[Ffmpeg-devel] [PATCH] h264 - loopify some get_cabac calls

Mon Mar 26 22:50:40 CEST 2007

On Mar 25, 2007, at 4:09 PM, Guillaume Poirier wrote:

> Hi,
>
> On 3/25/07, Alexander Strange <astrange at ithinksw.com> wrote:
>>
>> On Mar 24, 2007, at 7:46 PM, Guillaume Poirier wrote:
>>
>>
>> >> There's some more AltiVec code here we'll probably send soon:
>> >> http://trac.perian.org/ticket/113
>> > I had a quick look at http://trac.perian.org/attachment/ticket/113/
>> > altivec_lum.3.diff
>> >
>> > Even though I imagine this patch isn't yet ready to be submitted,
>> > I'd like to ask if the in your opinion, transpose routines can make
>> > do without accessing memory (do it all in registers).
>>
>> They actually do, that patch is just messy enough to hide it.
>> The functions transpose4x4 and readVector aren't ever called.
>>
>> transpose4/6x16 only do memory operations because the initial loads
>> and stores are integrated into them.
>
> Ok, I hadn't looked carefully.
>

I think what Alexander was referring to here was what I wrote in the  
comments to the patch.  It is not that it doesn't do any memory  
access, it is that it doesn't store the transposed data in temporary  
memory.  For an example of what I am talking about here, look at  
h264_h_loop_filter_luma_mmx2 in libavcodec/i386/h264dsp_mmx.c.   
There, it does the transpose from memory to memory, runs  
h264_loop_filter_luma_mmx2 memory to memory, then does another set of  
transposes from memory to memory.  I changed the above mentioned  
patch to do the transpose from memory to registers, run the  
h264_loop_filter_luma_altivec on the registers, and then do the  
remaining transpose from registers to memory.

I renamed the functions to make this a bit more clear.  Also,  
transpose4x4 and readVector were used in previous versions of the  
patch and I just forgot to remove them from the later versions.  See  
(http://trac.perian.org/attachment/ticket/113/altivec_lum.4.diff).

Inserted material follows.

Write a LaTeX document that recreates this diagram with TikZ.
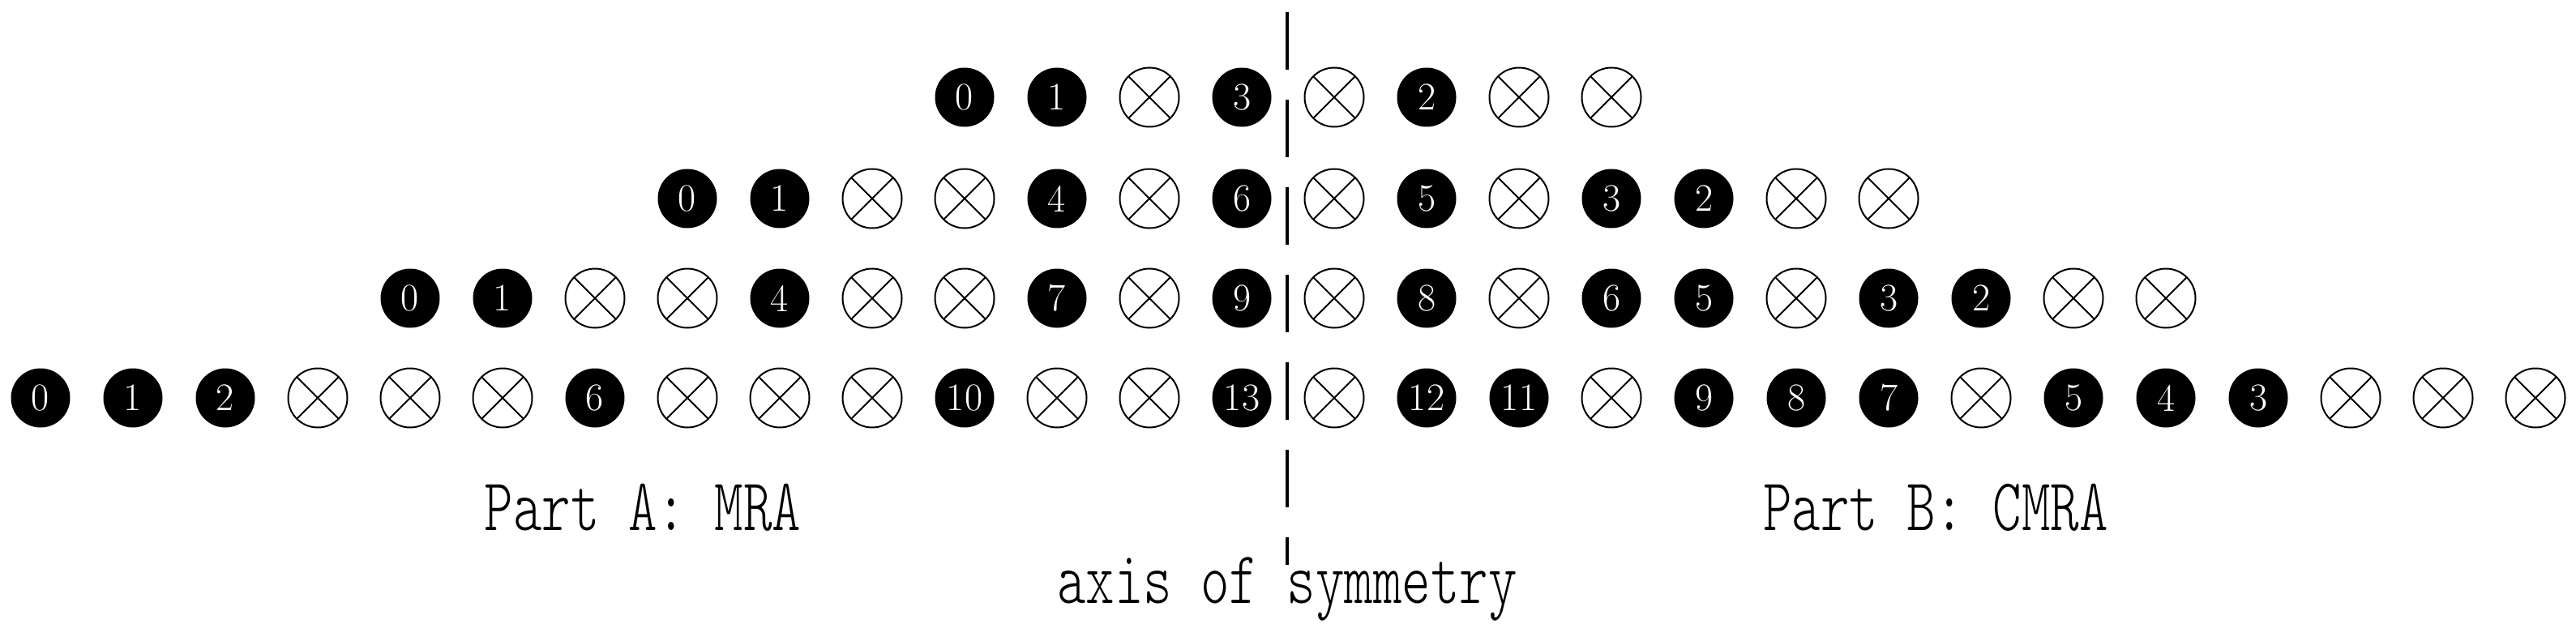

BTW, earlier, it did transposes from memory to memory.  Eliminating  
temporary memory in the middle did create a noticeable speed boast.

>
>> I think the stuff in transpose6x16 can be cleaned up; it should be
>> able to use vec_ste instead of copying the result array.
>>
>> But this is my first time studying it too; I didn't write it.
>
> Ok. Who may that be? I attached a patch that uses these altivec
> routines on x264. I looks like they don't produce bit-identical
> results as the C version, but maybe it's just because I haven't
> modifed what needed to to make them work on x264 environment.
>

That would be me :)

I don't know about x264.  Is its C routine different than h264?  If  
not, then I suppose I should do some more testing to see if I can  
find what the differences are.  I did do several tests, and from what  
I could see, it was identical.  Maybe a test vector that the altivec  
version fails would help.

I wanted to use vec_ste, but it has alignment requirements.  The data  
in the v_loop_filter is aligned, but this is not true of data in the  
h_loop_filter.  Surely there is a better way to do the memory storing  
rather than the integer pointer fun at the end of write16x4.

>
>> > Also more cycles could be saved if you take advantage of some known
>> > alignments (8-bytes aligned load/store can be made faster than a
>> > generic unaligned memory access)....
>>
>> Hm, doesn't Altivec use the same unaligned load method for both?
>> (load x and 15+x, merge them)
>
> Well, if you know the alignement in advance, you don't need to compute
> the permute vector, that's all. I doesn't same all that much, just a
> tiny bit.
>

Yeah, the read_unaligned routine handles unaligned reads.  The part  
that computes the mask is the only part which can be pre-computed.

> Guillaume
> -- 
> Rich, you're forgetting one thing here: *everybody* except you is
> stupid.
>    M?ns Rullg?rd

- Graham